Actor-Critic Provably Finds Nash Equilibria of Linear-Quadratic Mean-Field Games

TL;DR

This paper introduces a model-free reinforcement learning algorithm that provably finds Nash equilibria in linear-quadratic mean-field games with infinite agents, using an actor-critic approach with linear function approximation.

Contribution

It provides the first provably convergent, model-free RL method for discrete-time mean-field Markov games with linear-quadratic structure.

Findings

Algorithm converges to Nash equilibrium at a linear rate

First application of model-free RL with convergence guarantees in this setting

Proposes a practical actor-critic method without needing the model of dynamics

Abstract

We study discrete-time mean-field Markov games with infinite numbers of agents where each agent aims to minimize its ergodic cost. We consider the setting where the agents have identical linear state transitions and quadratic cost functions, while the aggregated effect of the agents is captured by the population mean of their states, namely, the mean-field state. For such a game, based on the Nash certainty equivalence principle, we provide sufficient conditions for the existence and uniqueness of its Nash equilibrium. Moreover, to find the Nash equilibrium, we propose a mean-field actor-critic algorithm with linear function approximation, which does not require knowing the model of dynamics.
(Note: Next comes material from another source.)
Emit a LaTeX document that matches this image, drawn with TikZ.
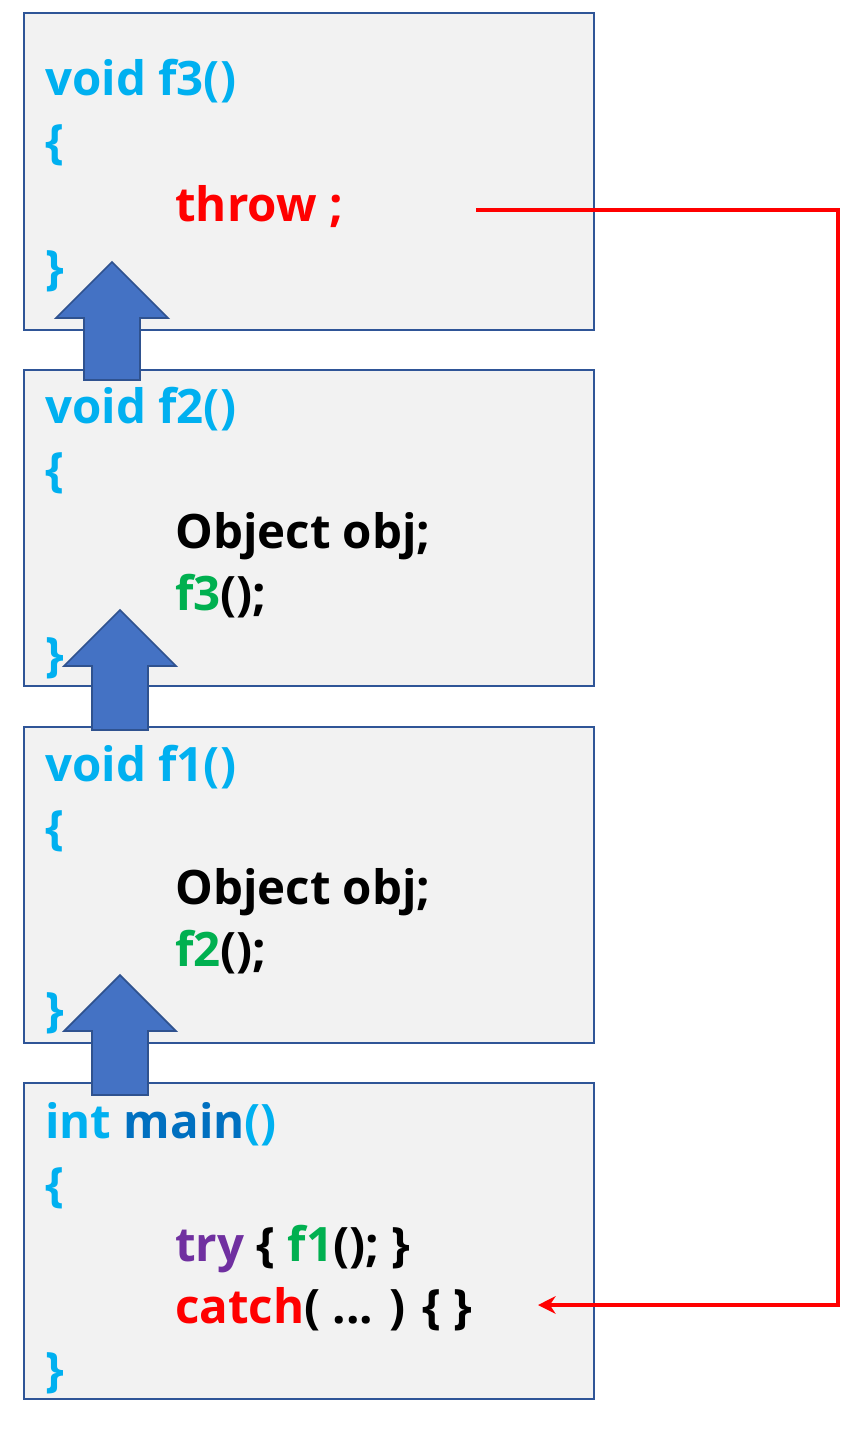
\documentclass[tikz,border=0pt]{standalone}
\usepackage{fontspec}
\setmainfont{Open Sans}[BoldFont={* Bold}]
\usetikzlibrary{arrows.meta}
\definecolor{cy}{HTML}{00B0F0}
\definecolor{rd}{HTML}{FF0000}
\definecolor{gr}{HTML}{00B050}
\definecolor{pu}{HTML}{7030A0}
\definecolor{db}{HTML}{0070C0}
\definecolor{bx}{HTML}{2F5597}
\definecolor{ar}{HTML}{4472C4}
\definecolor{arb}{HTML}{2F528F}
\begin{document}
\begin{tikzpicture}[x=0.02cm,y=-0.02cm,
  box/.style={draw=bx,line width=1.2pt,fill=black!5},
  code/.style={anchor=base west,inner sep=0pt,font=\fontsize{27}{30}\selectfont\bfseries},
  up/.style={fill=ar,draw=arb,line width=1pt}]
\useasboundingbox (0,0) rectangle (866,1429);
\foreach \t/\b in {13/330,370/686,727/1043,1083/1399}
  \draw[box] (24,\t) rectangle (594,\b);
% box f3
\node[code,text=cy] (h3) at (45,96) {void f3()};
\node[code,text=cy] (o3) at (45,159) {\{};
\node[code,text=rd] (t3) at (175,222) {throw ;};
\node[code,text=cy] (c3) at (45,285) {\}};
% box f2
\node[code,text=cy] (h2) at (45,423) {void f2()};
\node[code,text=cy] (o2) at (45,486) {\{};
\node[code] (a2) at (175,548) {Object obj;};
\node[code] (b2) at (175,610) {\textcolor{gr}{f3}();};
\node[code,text=cy] (c2) at (45,671) {\}};
% box f1
\node[code,text=cy] (h1) at (45,781) {void f1()};
\node[code,text=cy] (o1) at (45,844) {\{};
\node[code] (a1) at (175,904) {Object obj;};
\node[code] (b1) at (175,966) {\textcolor{gr}{f2}();};
\node[code,text=cy] (c1) at (45,1026) {\}};
% main
\node[code,text=cy] (hm) at (45,1138) {int \textcolor{db}{main}()};
\node[code,text=cy] (om) at (45,1201) {\{};
\node[code] (tm) at (175,1261) {\textcolor{pu}{try} \{ \textcolor{gr}{f1}(); \}};
\node[code] (cm) at (175,1323) {\textcolor{rd}{catch}( ... ) \{ \}};
\node[code,text=cy] (cmm) at (45,1386) {\}};
% block arrows
\draw[up] (84,380)--(84,318)--(56,318)--(112,262)--(168,318)--(140,318)--(140,380)--cycle;
\draw[up] (92,730)--(92,666)--(64,666)--(120,610)--(176,666)--(148,666)--(148,730)--cycle;
\draw[up] (92,1095)--(92,1031)--(64,1031)--(120,975)--(176,1031)--(148,1031)--(148,1095)--cycle;
% red connector
\coordinate (s) at (476,210);
\coordinate (e) at (538,1305);
\draw[rd,line width=2.2pt,-{Stealth[length=10pt,width=10pt]}] (s) -- (838,210) -- (838,1305) -- (e);
\end{tikzpicture}
\end{document}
Specifically, at each iteration of our algorithm, we use the single-agent actor-critic algorithm to approximately obtain the optimal policy of the each agent given the current mean-field state, and then update the mean-field state. In particular, we prove that our algorithm converges to the Nash equilibrium at a linear rate. To the best of our knowledge, this is the first success of applying model-free reinforcement learning with function approximation to discrete-time mean-field Markov games with provable non-asymptotic global convergence guarantees.